Ask HN: Good starting point for OLAP/OLTP from RDBMS background
I have experience doing traditional web apps using PostgreSQL and some bit with SQL Server - back in 6.5 days.
Lately, I have been hearing about OLAP/OLTP/OLAP cubes etc at various meetings.
Doing a search does not seem to throw up a canonical reference on all these.

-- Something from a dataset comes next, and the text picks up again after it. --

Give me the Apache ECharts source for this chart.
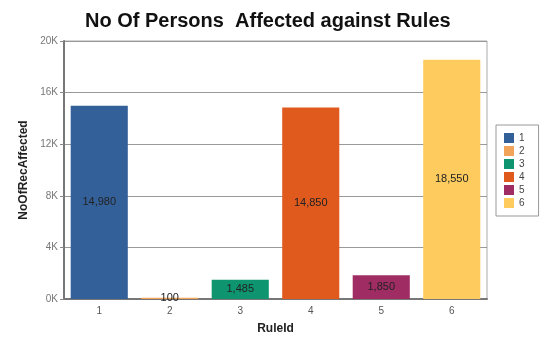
<!DOCTYPE html>
<html>
<head>
	<meta charset="utf-8">
	<title>No Of Persons Affected against Rules</title>
	<style>
		html, body { margin: 0; padding: 0; background: #fff; }
		#chart { width: 548px; height: 340px; }
	</style>
</head>
<body>
<div id="chart"></div>
<script src="https://cdn.jsdelivr.net/npm/echarts@6/dist/echarts.min.js"></script>
<script>
	var ruleIds = ['1', '2', '3', '4', '5', '6'];
	var affected = [14980, 100, 1485, 14850, 1850, 18550];
	var colors = ['#34609a', '#f2a55a', '#0e9570', '#e05a1e', '#a02c64', '#fdcb5e'];
	var yTicks = [0, 4000, 8000, 12000, 16000, 20000];

	// one series per rule so the legend gets one entry each; stacked so each bar fills its slot
	var series = ruleIds.map(function (id, i) {
		var data = ruleIds.map(function (x, j) { return j === i ? affected[i] : '-'; });
		return {
			name: id,
			type: 'bar',
			stack: 'all',
			barCategoryGap: '19%',
			data: data,
			itemStyle: { color: colors[i] },
			label: {
				show: true,
				position: 'inside',
				color: '#222',
				fontFamily: 'Liberation Sans',
				fontSize: 11,
				formatter: function (p) { return p.value.toLocaleString('en-US'); }
			}
		};
	});

	var option = {
		animation: false,
		title: {
			text: 'No Of Persons  Affected against Rules',
			left: 85,
			top: 6,
			padding: 0,
			textStyle: { fontFamily: 'Liberation Sans', fontSize: 20, fontWeight: 'bold', color: '#111', lineHeight: 30 }
		},
		legend: {
			orient: 'vertical',
			left: 496,
			top: 125,
			width: 44,
			padding: [8, 14, 8, 8],
			itemGap: 3,
			itemWidth: 10,
			itemHeight: 10,
			borderColor: '#999',
			borderWidth: 1,
			icon: 'rect',
			data: ruleIds,
			textStyle: { fontFamily: 'Liberation Sans', fontSize: 10, color: '#444' }
		},
		grid: {
			left: 64, right: 61, top: 41, bottom: 40,
			show: true,
			borderColor: '#aaa',
			borderWidth: 1
		},
		xAxis: {
			type: 'category',
			data: ruleIds,
			name: 'RuleId',
			nameLocation: 'middle',
			nameGap: 24,
			nameTextStyle: { fontFamily: 'Liberation Sans', fontSize: 12, fontWeight: 'bold', color: '#222' },
			axisLine: { lineStyle: { color: '#777', width: 2 } },
			axisTick: { show: false },
			axisLabel: { fontFamily: 'Liberation Sans', fontSize: 10, color: '#555', margin: 7 }
		},
		yAxis: {
			type: 'value',
			min: yTicks[0],
			max: yTicks[yTicks.length - 1],
			interval: 4000,
			name: 'NoOfRecAffected',
			nameLocation: 'middle',
			nameGap: 29,
			nameTextStyle: { fontFamily: 'Liberation Sans', fontSize: 12, fontWeight: 'bold', color: '#222' },
			axisLine: { show: true, lineStyle: { color: '#777', width: 2 } },
			axisTick: { show: true, length: 4, lineStyle: { color: '#888' } },
			axisLabel: {
				fontFamily: 'Liberation Sans', fontSize: 10, color: '#777', margin: 6,
				formatter: function (v) { return (v / 1000) + 'K'; }
			},
			splitLine: { lineStyle: { color: '#999', width: 1 } }
		},
		series: series
	};

	var myChart = echarts.init(document.getElementById('chart'));
	myChart.setOption(option);
</script>
</body>
</html>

What would be a good way to go about learning these things with my background - which would be more traditional RDBMS based webapps/business apps. There is no good canonical reference. OLAP for RDBMS is different than OLAP as originally defined and as provided in specialized tech stacks for purposes of planning apps, business modeling and so on. Absent a good canonical reference for what OLAP actually is, hard to have a good one for the RDBMS flavor. The Data Warehousing Toolkit by Ralph Kimball is the classic for dimensional design in that vein. I’ve been working in OLAP since 5 years before the term was coined, happy to discuss further. Thanks. My initial question arose where does products like SnowFlake/RedShift falls into this. They seem to be coined as datawarehouse but seems they do the same as OLAP work. But looking at Snowflake docs I read: """Currently there is no option similar to an SSAS cube in Snowflake. Once data is loaded into the databases Snowflake allows to query the data in a way similar to traditional OLTP databases.
For data aggregations the Snowflake library offers rich sets of in-built functions. Together with UDFs, SPs and Materialized Views we can build custom solutions for precomputed data aggregations.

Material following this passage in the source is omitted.